Your task is to write out only the lines running from the line with "Reproduce this chart with Plotly." to the line with "L, R, T, B = 3, 644, 3, 428", both ends kept, with no images.

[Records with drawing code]

## start

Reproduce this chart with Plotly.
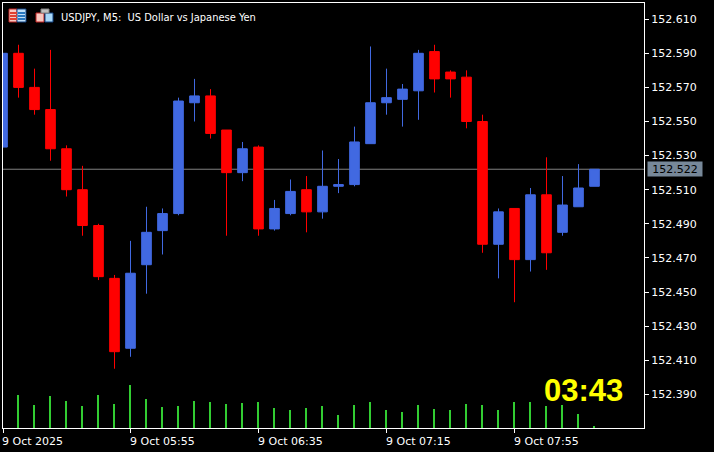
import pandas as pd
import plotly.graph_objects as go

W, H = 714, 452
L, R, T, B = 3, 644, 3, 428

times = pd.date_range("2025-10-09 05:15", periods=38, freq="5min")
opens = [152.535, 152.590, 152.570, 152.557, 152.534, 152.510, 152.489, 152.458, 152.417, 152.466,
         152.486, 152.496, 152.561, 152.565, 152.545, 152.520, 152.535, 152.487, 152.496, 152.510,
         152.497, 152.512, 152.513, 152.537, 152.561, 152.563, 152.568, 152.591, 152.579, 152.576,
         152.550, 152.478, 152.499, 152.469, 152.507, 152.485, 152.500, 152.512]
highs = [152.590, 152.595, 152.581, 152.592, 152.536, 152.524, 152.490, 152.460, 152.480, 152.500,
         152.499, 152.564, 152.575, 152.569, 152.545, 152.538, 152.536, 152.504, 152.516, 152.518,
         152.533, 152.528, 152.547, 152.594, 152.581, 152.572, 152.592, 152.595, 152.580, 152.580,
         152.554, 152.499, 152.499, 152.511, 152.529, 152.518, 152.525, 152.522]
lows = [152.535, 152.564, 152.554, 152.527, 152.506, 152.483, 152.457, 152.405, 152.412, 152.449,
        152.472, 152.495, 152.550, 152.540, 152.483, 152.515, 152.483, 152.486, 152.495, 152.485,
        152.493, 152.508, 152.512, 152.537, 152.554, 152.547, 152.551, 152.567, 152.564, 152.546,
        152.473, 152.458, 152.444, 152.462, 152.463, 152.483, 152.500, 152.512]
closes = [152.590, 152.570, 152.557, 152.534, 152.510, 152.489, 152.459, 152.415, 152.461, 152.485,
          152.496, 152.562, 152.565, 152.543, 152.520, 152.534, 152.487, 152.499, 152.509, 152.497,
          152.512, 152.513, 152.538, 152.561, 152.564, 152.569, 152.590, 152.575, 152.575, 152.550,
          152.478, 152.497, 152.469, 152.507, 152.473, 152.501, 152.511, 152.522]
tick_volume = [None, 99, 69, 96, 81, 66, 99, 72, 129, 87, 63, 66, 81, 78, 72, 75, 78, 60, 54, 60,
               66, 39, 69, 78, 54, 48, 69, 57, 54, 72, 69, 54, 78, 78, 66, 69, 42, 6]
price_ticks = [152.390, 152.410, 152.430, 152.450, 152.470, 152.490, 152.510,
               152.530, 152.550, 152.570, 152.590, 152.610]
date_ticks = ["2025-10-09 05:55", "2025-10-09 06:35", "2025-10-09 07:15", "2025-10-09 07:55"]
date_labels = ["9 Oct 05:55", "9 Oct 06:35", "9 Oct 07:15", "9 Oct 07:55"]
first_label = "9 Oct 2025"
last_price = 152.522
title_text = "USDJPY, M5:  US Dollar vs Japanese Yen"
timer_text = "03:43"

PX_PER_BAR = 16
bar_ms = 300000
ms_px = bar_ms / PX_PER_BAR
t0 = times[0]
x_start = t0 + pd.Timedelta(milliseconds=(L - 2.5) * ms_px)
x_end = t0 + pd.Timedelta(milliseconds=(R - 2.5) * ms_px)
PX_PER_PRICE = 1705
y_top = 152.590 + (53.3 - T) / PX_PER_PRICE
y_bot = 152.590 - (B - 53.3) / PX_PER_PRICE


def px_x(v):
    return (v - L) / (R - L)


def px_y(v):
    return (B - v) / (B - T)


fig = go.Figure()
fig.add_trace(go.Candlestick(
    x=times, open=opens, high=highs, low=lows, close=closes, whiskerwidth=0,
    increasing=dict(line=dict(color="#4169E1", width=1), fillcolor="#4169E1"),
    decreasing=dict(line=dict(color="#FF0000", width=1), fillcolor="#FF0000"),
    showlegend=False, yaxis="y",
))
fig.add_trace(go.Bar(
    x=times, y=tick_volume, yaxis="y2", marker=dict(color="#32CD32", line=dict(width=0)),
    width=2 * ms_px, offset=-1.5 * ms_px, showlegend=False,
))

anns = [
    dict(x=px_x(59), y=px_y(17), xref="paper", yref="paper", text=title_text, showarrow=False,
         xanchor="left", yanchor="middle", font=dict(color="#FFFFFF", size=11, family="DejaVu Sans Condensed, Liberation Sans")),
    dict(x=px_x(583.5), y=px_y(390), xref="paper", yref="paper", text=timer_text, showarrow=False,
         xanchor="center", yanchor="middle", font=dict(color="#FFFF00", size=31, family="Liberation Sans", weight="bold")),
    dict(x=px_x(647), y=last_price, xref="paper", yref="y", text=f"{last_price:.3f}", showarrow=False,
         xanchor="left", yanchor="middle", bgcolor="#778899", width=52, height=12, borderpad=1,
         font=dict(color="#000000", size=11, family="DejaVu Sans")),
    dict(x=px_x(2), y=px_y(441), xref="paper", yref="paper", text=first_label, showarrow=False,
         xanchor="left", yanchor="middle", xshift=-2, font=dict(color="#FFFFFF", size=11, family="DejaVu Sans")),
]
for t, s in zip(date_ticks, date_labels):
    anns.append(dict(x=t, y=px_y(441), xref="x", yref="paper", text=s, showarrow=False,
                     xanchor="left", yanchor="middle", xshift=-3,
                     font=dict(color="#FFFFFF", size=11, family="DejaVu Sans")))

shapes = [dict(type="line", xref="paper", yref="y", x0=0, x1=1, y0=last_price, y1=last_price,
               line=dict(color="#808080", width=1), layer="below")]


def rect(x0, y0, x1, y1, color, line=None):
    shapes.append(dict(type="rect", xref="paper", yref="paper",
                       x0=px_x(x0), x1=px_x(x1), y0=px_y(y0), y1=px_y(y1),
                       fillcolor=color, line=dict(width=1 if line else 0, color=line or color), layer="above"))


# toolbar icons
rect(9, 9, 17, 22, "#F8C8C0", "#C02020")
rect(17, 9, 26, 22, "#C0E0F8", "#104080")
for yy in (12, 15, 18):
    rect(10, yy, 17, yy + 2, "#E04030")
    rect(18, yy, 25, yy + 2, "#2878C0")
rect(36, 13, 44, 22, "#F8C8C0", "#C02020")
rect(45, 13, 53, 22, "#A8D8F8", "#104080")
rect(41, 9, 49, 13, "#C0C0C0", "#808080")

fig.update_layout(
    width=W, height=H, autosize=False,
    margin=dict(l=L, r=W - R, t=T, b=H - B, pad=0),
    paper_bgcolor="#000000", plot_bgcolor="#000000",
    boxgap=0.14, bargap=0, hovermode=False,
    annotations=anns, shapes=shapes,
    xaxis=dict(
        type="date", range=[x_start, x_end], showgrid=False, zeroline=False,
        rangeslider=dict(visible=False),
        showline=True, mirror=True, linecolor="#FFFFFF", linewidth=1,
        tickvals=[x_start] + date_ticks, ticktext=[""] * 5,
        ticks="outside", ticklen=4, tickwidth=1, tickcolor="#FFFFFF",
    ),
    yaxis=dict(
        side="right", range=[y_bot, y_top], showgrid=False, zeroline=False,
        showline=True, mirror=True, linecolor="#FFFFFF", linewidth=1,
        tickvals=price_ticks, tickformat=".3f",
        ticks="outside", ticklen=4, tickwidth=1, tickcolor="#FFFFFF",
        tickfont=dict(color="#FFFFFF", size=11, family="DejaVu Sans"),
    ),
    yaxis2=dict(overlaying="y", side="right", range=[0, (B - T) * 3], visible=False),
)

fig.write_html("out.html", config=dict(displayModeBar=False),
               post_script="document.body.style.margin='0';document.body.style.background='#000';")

## end
## start

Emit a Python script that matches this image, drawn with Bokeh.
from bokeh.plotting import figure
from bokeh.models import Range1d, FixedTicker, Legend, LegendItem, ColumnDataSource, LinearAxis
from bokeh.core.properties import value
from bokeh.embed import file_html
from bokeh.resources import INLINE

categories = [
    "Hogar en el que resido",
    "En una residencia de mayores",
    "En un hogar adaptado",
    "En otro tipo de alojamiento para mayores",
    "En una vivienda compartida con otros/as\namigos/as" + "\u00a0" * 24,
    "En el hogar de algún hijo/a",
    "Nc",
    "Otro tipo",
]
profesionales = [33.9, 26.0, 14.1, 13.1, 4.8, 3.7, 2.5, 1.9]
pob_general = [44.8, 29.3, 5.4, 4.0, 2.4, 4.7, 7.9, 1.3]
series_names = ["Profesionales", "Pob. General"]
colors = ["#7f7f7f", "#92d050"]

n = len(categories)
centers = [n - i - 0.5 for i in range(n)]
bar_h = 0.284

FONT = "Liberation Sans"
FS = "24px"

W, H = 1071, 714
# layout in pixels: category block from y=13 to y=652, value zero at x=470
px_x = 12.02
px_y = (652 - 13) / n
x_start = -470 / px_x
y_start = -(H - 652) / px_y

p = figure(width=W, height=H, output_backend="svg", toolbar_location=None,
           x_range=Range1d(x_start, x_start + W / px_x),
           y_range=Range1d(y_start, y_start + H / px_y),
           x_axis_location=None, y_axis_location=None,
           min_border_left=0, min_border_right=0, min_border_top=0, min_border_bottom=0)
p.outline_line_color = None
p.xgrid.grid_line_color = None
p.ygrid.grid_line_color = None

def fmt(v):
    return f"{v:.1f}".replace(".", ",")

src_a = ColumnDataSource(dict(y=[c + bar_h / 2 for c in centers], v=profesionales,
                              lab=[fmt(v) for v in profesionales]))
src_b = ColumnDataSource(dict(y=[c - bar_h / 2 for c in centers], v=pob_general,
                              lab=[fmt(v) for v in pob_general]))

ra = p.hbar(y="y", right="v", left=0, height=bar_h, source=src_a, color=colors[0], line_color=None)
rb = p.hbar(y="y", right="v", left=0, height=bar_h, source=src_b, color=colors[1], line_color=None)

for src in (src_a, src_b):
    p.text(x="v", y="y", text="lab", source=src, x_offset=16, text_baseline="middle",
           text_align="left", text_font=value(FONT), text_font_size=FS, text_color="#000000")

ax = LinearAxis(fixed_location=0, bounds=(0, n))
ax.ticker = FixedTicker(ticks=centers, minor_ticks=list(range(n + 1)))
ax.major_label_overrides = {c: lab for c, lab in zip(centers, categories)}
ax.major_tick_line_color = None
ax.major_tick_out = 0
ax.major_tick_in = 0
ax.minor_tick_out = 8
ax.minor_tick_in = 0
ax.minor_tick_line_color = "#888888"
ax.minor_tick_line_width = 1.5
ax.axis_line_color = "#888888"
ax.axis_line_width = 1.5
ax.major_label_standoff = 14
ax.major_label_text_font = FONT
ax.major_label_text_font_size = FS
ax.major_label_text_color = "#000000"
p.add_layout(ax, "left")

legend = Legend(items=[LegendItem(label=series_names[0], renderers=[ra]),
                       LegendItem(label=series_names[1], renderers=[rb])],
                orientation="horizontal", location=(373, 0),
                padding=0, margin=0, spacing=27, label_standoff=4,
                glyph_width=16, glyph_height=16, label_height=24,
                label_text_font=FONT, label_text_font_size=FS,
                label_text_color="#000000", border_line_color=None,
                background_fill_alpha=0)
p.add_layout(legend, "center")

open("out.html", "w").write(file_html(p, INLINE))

## end

#### Solved problem:
Reproduce this chart with Plotly.
import pandas as pd
import plotly.graph_objects as go

W, H = 714, 452
L, R, T, B = 3, 644, 3, 428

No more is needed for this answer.